In simulations with electric fields the most important characteristics of a test particle is its electric charge and its mass. In this situation it is often referred to as a test charge.

The electric field created by a point charge q is
 $\textbf{E} = \frac{q \hat{\mathbf{r}}}{4\pi\varepsilon_0 r^2}$,
where ε_{0} is the vacuum electric permittivity.

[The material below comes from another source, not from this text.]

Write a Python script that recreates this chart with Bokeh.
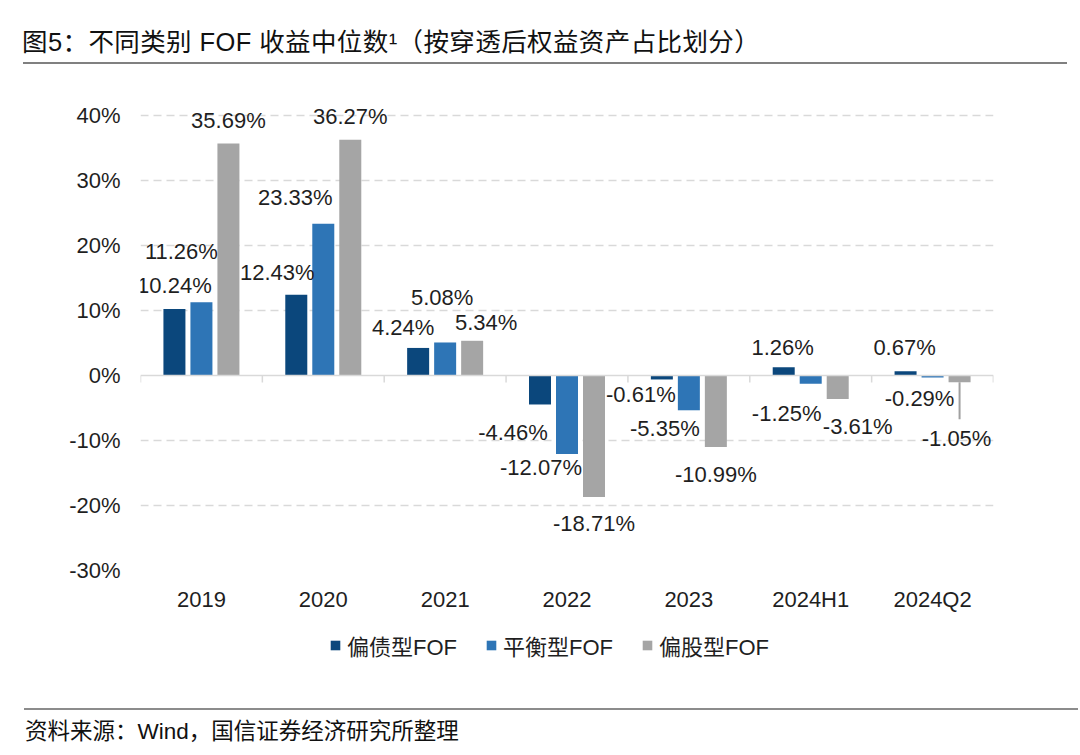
from bokeh.plotting import figure
from bokeh.layouts import column
from bokeh.models import (ColumnDataSource, FactorRange, Range1d, FixedTicker, PrintfTickFormatter,
                          LabelSet, Span, Legend, LegendItem, Div)
from bokeh.transform import dodge
from bokeh.core.properties import value
from bokeh.embed import file_html
from bokeh.resources import INLINE

# ---------------- data ----------------
categories = ["2019", "2020", "2021", "2022", "2023", "2024H1", "2024Q2"]
series_names = ["偏债型FOF", "平衡型FOF", "偏股型FOF"]
bond_fof = [10.24, 12.43, 4.24, -4.46, -0.61, 1.26, 0.67]
balanced_fof = [11.26, 23.33, 5.08, -12.07, -5.35, -1.25, -0.29]
equity_fof = [35.69, 36.27, 5.34, -18.71, -10.99, -3.61, -1.05]
y_ticks = [-30, -20, -10, 0, 10, 20, 30, 40]
title_text = "图5：不同类别 FOF 收益中位数¹（按穿透后权益资产占比划分）"
source_text = "资料来源：Wind，国信证券经济研究所整理"

# ---------------- styling / layout ----------------
colors = ["#0b477c", "#2e75b6", "#a5a5a5"]
label_dx = [[0, -19, -15, -27, -21, -1, -1],
            [-20, -28, -3, -26, -24, -24, -13],
            [0, 0, 14, 0, 0, 20, -3]]
label_dy = [[-23, -22, -20, 28, 15, -20, -24],
            [-51, -26, -45, 14, 18, 30, 21],
            [-23, -23, -18, 26, 28, 28, 56]]
W = 1078
TITLE_H, MAIN_H, LEG_H, FOOT_H = 70, 555, 70, 58
FL, FR = 140, 993                 # frame left/right (px)
F_TOP, F_BOT = 30, 500            # frame top/bottom inside main figure (px)
y_lo, y_hi = -30, 40              # value range mapped to px 570..115 on the page
px_per_unit = (570 - 115) / (y_hi - y_lo)
ymax = y_hi + (115 - (TITLE_H + F_TOP)) / px_per_unit
cat_px = (FR - FL) / len(categories)
offs = [-27 / cat_px, 0.0, 27 / cat_px]
bar_w = 22 / cat_px

NUM_FONT = "Liberation Sans"
MIX_FONT = "Liberation Sans, Noto Sans CJK SC"
CSS_FONT = "'Liberation Sans', 'Noto Sans CJK SC', sans-serif"
TXT = "#1f1f1f"

# ---- title strip ----
title_html = (
    f'<div style="position:relative;width:{W}px;height:{TITLE_H}px;margin:0;padding:0;">'
    f'<div style="position:absolute;left:22px;top:27px;font-family:{CSS_FONT};font-size:25.5px;'
    f'letter-spacing:0.4px;line-height:30px;color:#111111;white-space:nowrap;">{title_text}</div>'
    f'<div style="position:absolute;left:23px;top:62px;width:1044px;height:2px;background:#808080;"></div>'
    f'</div>')
title_div = Div(text=title_html, width=W, height=TITLE_H, margin=0)

# ---- main chart ----
p = figure(width=W, height=MAIN_H, x_range=FactorRange(*categories, range_padding=0),
           y_range=Range1d(y_lo, ymax), output_backend="svg", toolbar_location=None,
           min_border_left=FL, min_border_right=W - FR, min_border_top=F_TOP,
           min_border_bottom=MAIN_H - F_BOT, margin=0)
p.outline_line_color = None

p.xaxis.axis_line_color = None
p.xaxis.major_tick_line_color = None
p.xaxis.minor_tick_line_color = None
p.xaxis.major_label_text_font = NUM_FONT
p.xaxis.major_label_text_font_size = "22px"
p.xaxis.major_label_text_color = TXT
p.xaxis.major_label_standoff = 16
p.xaxis.major_tick_out = 0

p.yaxis.ticker = FixedTicker(ticks=y_ticks)
p.yaxis.formatter = PrintfTickFormatter(format="%d%%")
p.yaxis.axis_line_color = None
p.yaxis.major_tick_line_color = None
p.yaxis.minor_tick_line_color = None
p.yaxis.major_label_text_font = NUM_FONT
p.yaxis.major_label_text_font_size = "22px"
p.yaxis.major_label_text_color = TXT
p.yaxis.major_label_standoff = 20
p.yaxis.major_tick_out = 0

p.xgrid.grid_line_color = None
p.ygrid.ticker = FixedTicker(ticks=[v for v in y_ticks if v != 0])
p.ygrid.grid_line_color = "#d9d9d9"
p.ygrid.grid_line_width = 1.5
p.ygrid.grid_line_dash = "8 5"

p.add_layout(Span(location=0, dimension="width", line_color="#d9d9d9", line_width=1.5))
tick_len = 7 / px_per_unit
edge_src = ColumnDataSource(dict(cat=categories, y0=[0] * len(categories),
                                 y1=[-tick_len] * len(categories)))
p.segment(x0=dodge("cat", -0.5, range=p.x_range), x1=dodge("cat", -0.5, range=p.x_range),
          y0="y0", y1="y1", source=edge_src, line_color="#d9d9d9", line_width=1.5)
last_src = ColumnDataSource(dict(cat=categories[-1:], y0=[0], y1=[-tick_len]))
p.segment(x0=dodge("cat", 0.499, range=p.x_range), x1=dodge("cat", 0.499, range=p.x_range),
          y0="y0", y1="y1", source=last_src, line_color="#d9d9d9", line_width=1.5)

for i, vals in enumerate([bond_fof, balanced_fof, equity_fof]):
    src = ColumnDataSource(dict(
        cat=categories, val=vals, txt=[f"{v:.2f}%" for v in vals],
        xo=label_dx[i], yo=[-d for d in label_dy[i]]))
    p.vbar(x=dodge("cat", offs[i], range=p.x_range), top="val", bottom=0, width=bar_w,
           source=src, fill_color=colors[i], line_color=None)
    p.add_layout(LabelSet(x=dodge("cat", offs[i], range=p.x_range), y="val", text="txt",
                          x_offset="xo", y_offset="yo", source=src,
                          text_align="center", text_baseline="middle",
                          text_font=value(NUM_FONT), text_font_size="22px", text_color=TXT))

lead_src = ColumnDataSource(dict(cat=categories[-1:], y0=[equity_fof[-1]],
                                 y1=[equity_fof[-1] - 37 / px_per_unit]))
p.segment(x0=dodge("cat", offs[2], range=p.x_range), x1=dodge("cat", offs[2], range=p.x_range),
          y0="y0", y1="y1", source=lead_src, line_color="#a0a0a0", line_width=2)

# ---- legend strip (same frame as main chart; swatch renderers sit outside its y-range) ----
lg = figure(width=W, height=LEG_H, x_range=FactorRange(*categories, range_padding=0),
            y_range=Range1d(0, 1), output_backend="svg", toolbar_location=None,
            min_border_left=FL, min_border_right=W - FR, min_border_top=0,
            min_border_bottom=0, margin=0)
lg.axis.visible = False
lg.grid.visible = False
lg.outline_line_color = None
leg_src = ColumnDataSource(dict(cat=categories[:1], top=[-1], bottom=[-2]))
leg_rs = [lg.vbar(x="cat", top="top", bottom="bottom", width=bar_w, source=leg_src,
                  fill_color=c, line_color=None)
          for c in colors]
legend = Legend(items=[LegendItem(label=series_names[i], renderers=[leg_rs[i]]) for i in range(3)],
                orientation="horizontal", location=(189, LEG_H - 36), margin=0, padding=0,
                glyph_width=12, glyph_height=12, label_standoff=6, spacing=28,
                label_text_font=MIX_FONT, label_text_font_size="22px",
                label_text_color=TXT, border_line_color=None, background_fill_alpha=0)
lg.add_layout(legend, "center")

# ---- footer strip ----
foot_html = (
    f'<div style="position:relative;width:{W}px;height:{FOOT_H}px;margin:0;padding:0;">'
    f'<div style="position:absolute;left:24px;top:13px;width:{W - 24}px;height:2px;background:#8c8c8c;"></div>'
    f'<div style="position:absolute;left:25px;top:23px;font-family:{CSS_FONT};font-size:22.5px;'
    f'line-height:28px;color:#111111;white-space:nowrap;">{source_text}</div>'
    f'</div>')
foot_div = Div(text=foot_html, width=W, height=FOOT_H, margin=0)

layout = column(title_div, p, lg, foot_div, spacing=0)
open("out.html", "w").write(file_html(layout, INLINE))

Multiplying this field by a test charge $q_\textrm{test}$ gives an electric force (Coulomb's law) exerted by the field on a test charge. Note that both the force and the electric field are vector quantities, so a positive test charge will experience a force in the direction of the electric field.

== Classical gravity ==

The easiest case for the application of a test particle arises in Newton's law of universal gravitation. The general expression for the gravitational force between any two point masses $m_1$ and $m_2$ is:
 $F = -G \frac{m_1 m_2}{|\mathbf{r}_1-\mathbf{r}_2|^2}$,
where $\mathbf{r}_1$ and $\mathbf{r}_2$ represent the position of each particle in space. In the general solution for this equation, both masses rotate around their center of mass R, in this specific case:
 $\mathbf{R} = \frac{m_1\mathbf{r}_1+m_2\mathbf{r}_2}{m_1+m_2}$.
In the case where one of the masses is much larger than the other ($m_1\gg m_2$), one can assume that the smaller mass moves as a test particle in a gravitational field generated by the larger mass, which does not accelerate. We can define the gravitational field as
 $\mathbf{g}(r) = -\frac{Gm_1}{r^2}\hat{\mathbf{r}}$,
with $r$ as the distance between the massive object and the test particle, and $\hat{r}$ is the unit vector in the direction going from the massive object to the test mass. Newton's second law of motion of the smaller mass reduces to
 $\mathbf{a}(r) = \frac{F}{m_2}\hat{\mathbf{r}} = \mathbf{g}(r)$,
and thus only contains one variable, for which the solution can be calculated more easily. This approach gives very good approximations for many practical problems, e.g. the orbits of satellites, whose mass is relatively small compared to that of the Earth.

== General relativity ==

In metric theories of gravitation, particularly general relativity, a test particle is an idealized model of a small object whose mass is so small that it does not appreciably disturb the ambient gravitational field.

According to the Einstein field equations, the gravitational field is locally coupled not only to the distribution of non-gravitational mass–energy, but also to the distribution of momentum and stress (e.g. pressure, viscous stresses in a perfect fluid).

In the case of test particles in a vacuum solution or electrovacuum solution, this turns out to imply that in addition to the tidal acceleration experienced by small clouds of test particles (with spin or not), test particles with spin may experience additional accelerations due to spin–spin forces.